Key Decisions for Investors

  • Long ICE (ICE) — buy 12-month at-the-money calls, finance by selling 3-month calls (calendar spread). Rationale: direct-feed, exchange-data revenue and tick-product pricing power should re-rate if clients shift off free/aggregated sources. Target 25–40% upside over 12 months; max loss limited to net premium paid.
  • Long Nasdaq (NDAQ) outright (6–12 months) with a 12–15% trailing stop. Rationale: diversified exchange + market data footprint benefits from repricing of data subscription economics. Risk/reward: upside 20–30% vs 12–15% downside if risk-off presses multiples.
  • Pair trade: Long CME Group (CME) / Short Robinhood Markets (HOOD) (6–12 months), equal-dollar. Rationale: CME gains from higher paid-data/co-location demand; HOOD vulnerable as a retail-facing low-cost distributor that will face reputational and regulatory pressure. Scenario R/R: asymmetric — CME +20–30% if data spend accelerates; HOOD downside 30–50% on widening regulatory scrutiny or loss of trust.

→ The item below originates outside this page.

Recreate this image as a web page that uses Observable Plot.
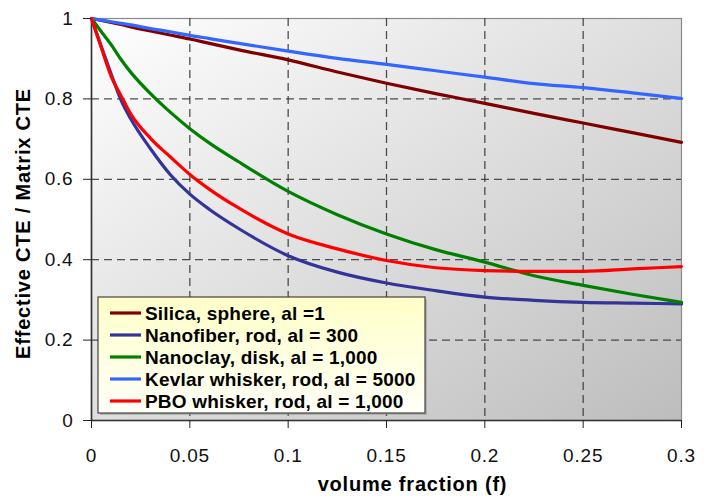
<!DOCTYPE html>
<html><head><meta charset="utf-8">
<script src="https://cdn.jsdelivr.net/npm/d3@7"></script>
<script src="https://cdn.jsdelivr.net/npm/@observablehq/plot@0.6"></script>
<style>
body{margin:0;background:#fff;}
#chart{position:relative;width:704px;height:502px;}
</style></head><body><div id="chart"></div>
<script>
// volume fraction samples
const fractions = [0, 0.005, 0.01, 0.015, 0.02, 0.03, 0.04, 0.05, 0.06, 0.075, 0.1, 0.125, 0.15, 0.175, 0.2, 0.225, 0.25, 0.275, 0.3];
// Effective CTE / Matrix CTE per series
const silica    = [1, 0.995, 0.99, 0.985, 0.979, 0.969, 0.959, 0.949, 0.938, 0.922, 0.897, 0.867, 0.839, 0.813, 0.789, 0.764, 0.740, 0.716, 0.692];
const nanofiber = [1, 0.93, 0.862, 0.797, 0.75, 0.676, 0.612, 0.563, 0.525, 0.477, 0.41, 0.369, 0.342, 0.323, 0.307, 0.299, 0.294, 0.292, 0.29];
const nanoclay  = [1, 0.967, 0.935, 0.898, 0.866, 0.813, 0.767, 0.726, 0.69, 0.643, 0.57, 0.512, 0.464, 0.425, 0.394, 0.36, 0.336, 0.314, 0.294];
const kevlar    = [1, 0.996, 0.992, 0.988, 0.984, 0.975, 0.967, 0.958, 0.95, 0.938, 0.919, 0.901, 0.886, 0.870, 0.854, 0.838, 0.828, 0.815, 0.801];
const pbo       = [1, 0.927, 0.856, 0.808, 0.762, 0.702, 0.656, 0.612, 0.575, 0.528, 0.464, 0.427, 0.398, 0.38, 0.373, 0.371, 0.371, 0.377, 0.383];

const seriesNames = ["Silica, sphere, al =1", "Nanofiber, rod, al = 300", "Nanoclay, disk, al = 1,000", "Kevlar whisker, rod, al = 5000", "PBO whisker, rod, al = 1,000"];
const seriesColors = ["#800000", "#333399", "#008000", "#3366ff", "#ff0000"];

const xTicks = [0, 0.05, 0.1, 0.15, 0.2, 0.25, 0.3];
const xTickLabels = ["0", "0.05", "0.1", "0.15", "0.2", "0.25", "0.3"];
const yTicks = [0, 0.2, 0.4, 0.6, 0.8, 1];
const yTickLabels = ["0", "0.2", "0.4", "0.6", "0.8", "1"];
const xTitle = "volume fraction (f)";
const yTitle = "Effective CTE / Matrix CTE";

const seriesValues = [silica, nanofiber, nanoclay, kevlar, pbo];
const rows = seriesNames.flatMap((name, s) => fractions.map((f, i) => ({name, f, v: seriesValues[s][i]})));

const gridStyle = {stroke: "#333", strokeOpacity: 0.85, strokeDasharray: "8,5", strokeWidth: 1.3};

const svg = Plot.plot({
  width: 704, height: 502,
  marginLeft: 91, marginRight: 23, marginTop: 18, marginBottom: 82,
  style: {fontFamily: "'Liberation Sans', Arial, sans-serif", fontSize: "19px", color: "#111", background: "#fff", letterSpacing: "0.8px"},
  x: {domain: [0, 0.3]},
  y: {domain: [0, 1]},
  color: {domain: seriesNames, range: seriesColors},
  marks: [
    Plot.frame({fill: "url(#plotBg)", stroke: "#8a8a8a", strokeWidth: 1.2}),
    Plot.gridX(xTicks.slice(1, -1), gridStyle),
    Plot.gridY(yTicks.slice(1, -1), gridStyle),
    Plot.ruleX([0], {stroke: "#333", strokeWidth: 1.6}),
    Plot.ruleY([0], {stroke: "#333", strokeWidth: 1.6}),
    Plot.line(rows, {x: "f", y: "v", z: "name", stroke: "name", strokeWidth: 3.2, curve: "monotone-x"}),
    Plot.axisX(xTicks, {tickSize: 8, tickPadding: 20, tickFormat: d => xTickLabels[xTicks.indexOf(d)], label: null, stroke: "#222"}),
    Plot.axisY(yTicks, {tickSize: 8, tickPadding: 10, tickFormat: d => yTickLabels[yTicks.indexOf(d)], label: null, stroke: "#222"}),
    Plot.text([xTitle], {frameAnchor: "bottom", dx: 26, dy: 70, fontWeight: "bold", fontSize: 20, fill: "#000"}),
    Plot.text([yTitle], {frameAnchor: "left", textAnchor: "middle", rotate: -90, dx: -68, dy: 4, fontWeight: "bold", fontSize: 20, fill: "#000"})
  ]
});

// gradients
const s = d3.select(svg);
const defs = s.insert("defs", ":first-child");
const bg = defs.append("linearGradient").attr("id", "plotBg").attr("x1", 0).attr("y1", 0).attr("x2", 1).attr("y2", 1);
bg.append("stop").attr("offset", "0%").attr("stop-color", "#ffffff");
bg.append("stop").attr("offset", "100%").attr("stop-color", "#bdbdbd");
const lg = defs.append("linearGradient").attr("id", "legBg").attr("x1", 0).attr("y1", 0).attr("x2", 0).attr("y2", 1);
lg.append("stop").attr("offset", "0%").attr("stop-color", "#ffffc8");
lg.append("stop").attr("offset", "100%").attr("stop-color", "#fffff8");

// legend
const leg = s.append("g").attr("class", "legend").style("letter-spacing", "0.2px").attr("text-anchor", "start");
leg.append("rect").attr("x", 100).attr("y", 299).attr("width", 327).attr("height", 116).attr("fill", "#9a9a9a").attr("opacity", 0.6);
leg.append("rect").attr("x", 98).attr("y", 297).attr("width", 327).attr("height", 116).attr("fill", "url(#legBg)").attr("stroke", "#444").attr("stroke-width", 1.2);
seriesNames.forEach((name, i) => {
  const cy = 313 + i * 22;
  leg.append("line").attr("x1", 110).attr("x2", 141).attr("y1", cy).attr("y2", cy).attr("stroke", seriesColors[i]).attr("stroke-width", 3.2);
  leg.append("text").attr("x", 145).attr("y", cy).attr("dy", "0.36em").attr("text-anchor", "start").attr("font-weight", "bold").attr("font-size", 19).attr("fill", "#000").text(name);
});

document.getElementById("chart").appendChild(svg);
</script>
</body></html>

  • Immediate desk-level operational actions (no ticker): within 48–72 hours, mandate audit of live data sources for all latency-sensitive algos, increase min-fill thresholds, and budget for selective direct-feed/co-location for top 10 strategies. Rationale: costs to buy accuracy are likely cheaper than realized slippage; this reduces idiosyncratic tail losses that are otherwise uninsured.